■ Collected material:

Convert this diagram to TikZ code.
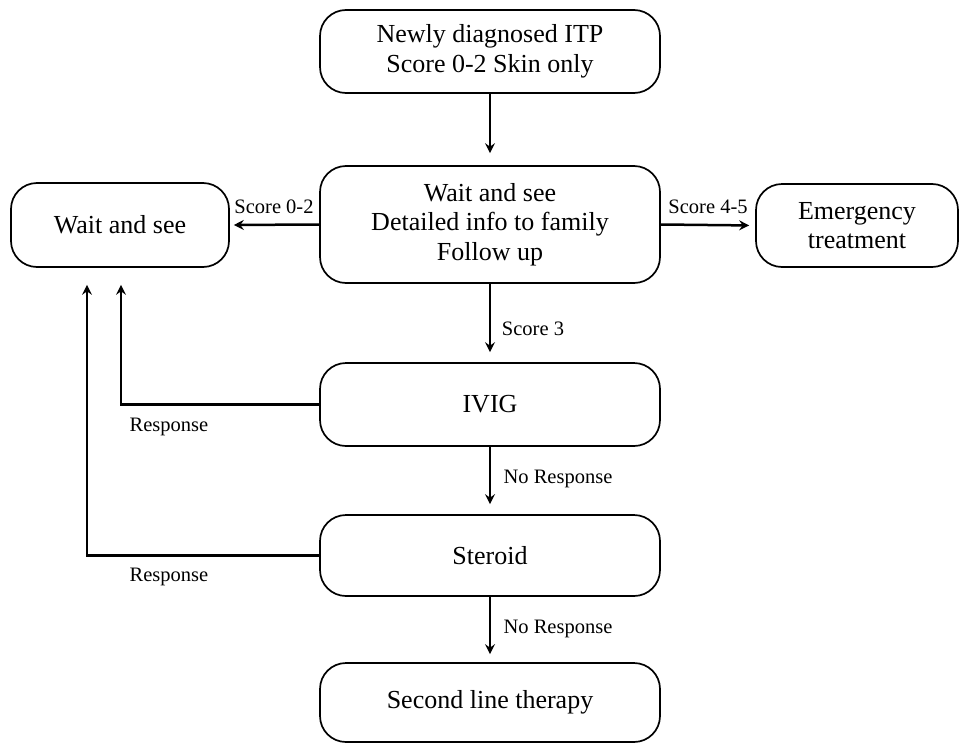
\documentclass[tikz,border=0pt]{standalone}
\usepackage{fontspec}
\setmainfont{Liberation Serif}
\usetikzlibrary{arrows.meta}
\begin{document}
\begin{tikzpicture}[x=1pt,y=-1pt,
  box/.style={draw, line width=1.7pt, rounded corners=26pt, align=center,
    font=\fontsize{26}{29.5}\selectfont, inner sep=0pt},
  arr/.style={line width=2.5pt, -{Stealth[length=10pt,width=10pt,inset=3.5pt]}},
  lbl/.style={font=\fontsize{20.5}{24}\selectfont, inner sep=0pt}]
\useasboundingbox (0,0) rectangle (960,744);
\fill[white] (0,0) rectangle (960,744);
\node[box, minimum width=340pt, minimum height=83pt] (top) at (490,51.5) {Newly diagnosed ITP\\Score 0-2 Skin only};
\node[box, minimum width=340pt, minimum height=117pt] (mid) at (490,224.5) {Wait and see\\Detailed info to family\\Follow up};
\node[box, minimum width=218pt, minimum height=84pt] (wl) at (120,225) {Wait and see};
\node[box, minimum width=202pt, minimum height=83pt] (em) at (857,225.5) {Emergency\\treatment};
\node[box, minimum width=340pt, minimum height=83pt] (ivig) at (490,404.5) {IVIG};
\node[box, minimum width=340pt, minimum height=81pt] (ster) at (490,555.5) {Steroid};
\node[box, minimum width=340pt, minimum height=79pt] (sec) at (490,702.5) {Second line therapy};

\draw[arr, shorten >=12pt] (top) -- (mid);
\draw[arr, shorten >=4pt] (mid.west) -- (wl.east);
\draw[arr, shorten >=6pt] (mid.east) -- (em.west);
\draw[arr, shorten >=10pt] (mid) -- (ivig);
\draw[arr, shorten >=10pt] (ivig) -- (ster);
\draw[arr, shorten >=8pt] (ster) -- (sec);
\draw[arr, shorten >=17pt] (ivig.west) -| ([xshift=1pt]wl.south);
\draw[arr, shorten >=17pt] (ster.west) -| ([xshift=-33pt]wl.south);

\node[lbl] (l1) at (274,207) {Score 0-2};
\node[lbl] (l2) at (708,207) {Score 4-5};
\node[lbl] (l3) at (533,329) {Score 3};
\node[lbl] (l4) at (558,479) {No Response};
\node[lbl] (l5) at (558,629) {No Response};
\node[lbl] (l6) at (169,427) {Response};
\node[lbl] (l7) at (169,577) {Response};
\end{tikzpicture}
\end{document}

■ Task objective: With all pictures left out, please transcribe exactly the lines from the start of the material through the line with "width=340pt, minimum height=79pt]".

■ The response:
Convert this diagram to TikZ code.
\documentclass[tikz,border=0pt]{standalone}
\usepackage{fontspec}
\setmainfont{Liberation Serif}
\usetikzlibrary{arrows.meta}
\begin{document}
\begin{tikzpicture}[x=1pt,y=-1pt,
  box/.style={draw, line width=1.7pt, rounded corners=26pt, align=center,
    font=\fontsize{26}{29.5}\selectfont, inner sep=0pt},
  arr/.style={line width=2.5pt, -{Stealth[length=10pt,width=10pt,inset=3.5pt]}},
  lbl/.style={font=\fontsize{20.5}{24}\selectfont, inner sep=0pt}]
\useasboundingbox (0,0) rectangle (960,744);
\fill[white] (0,0) rectangle (960,744);
\node[box, minimum width=340pt, minimum height=83pt] (top) at (490,51.5) {Newly diagnosed ITP\\Score 0-2 Skin only};
\node[box, minimum width=340pt, minimum height=117pt] (mid) at (490,224.5) {Wait and see\\Detailed info to family\\Follow up};
\node[box, minimum width=218pt, minimum height=84pt] (wl) at (120,225) {Wait and see};
\node[box, minimum width=202pt, minimum height=83pt] (em) at (857,225.5) {Emergency\\treatment};
\node[box, minimum width=340pt, minimum height=83pt] (ivig) at (490,404.5) {IVIG};
\node[box, minimum width=340pt, minimum height=81pt] (ster) at (490,555.5) {Steroid};
\node[box, minimum width=340pt, minimum height=79pt] (sec) at (490,702.5) {Second line therapy};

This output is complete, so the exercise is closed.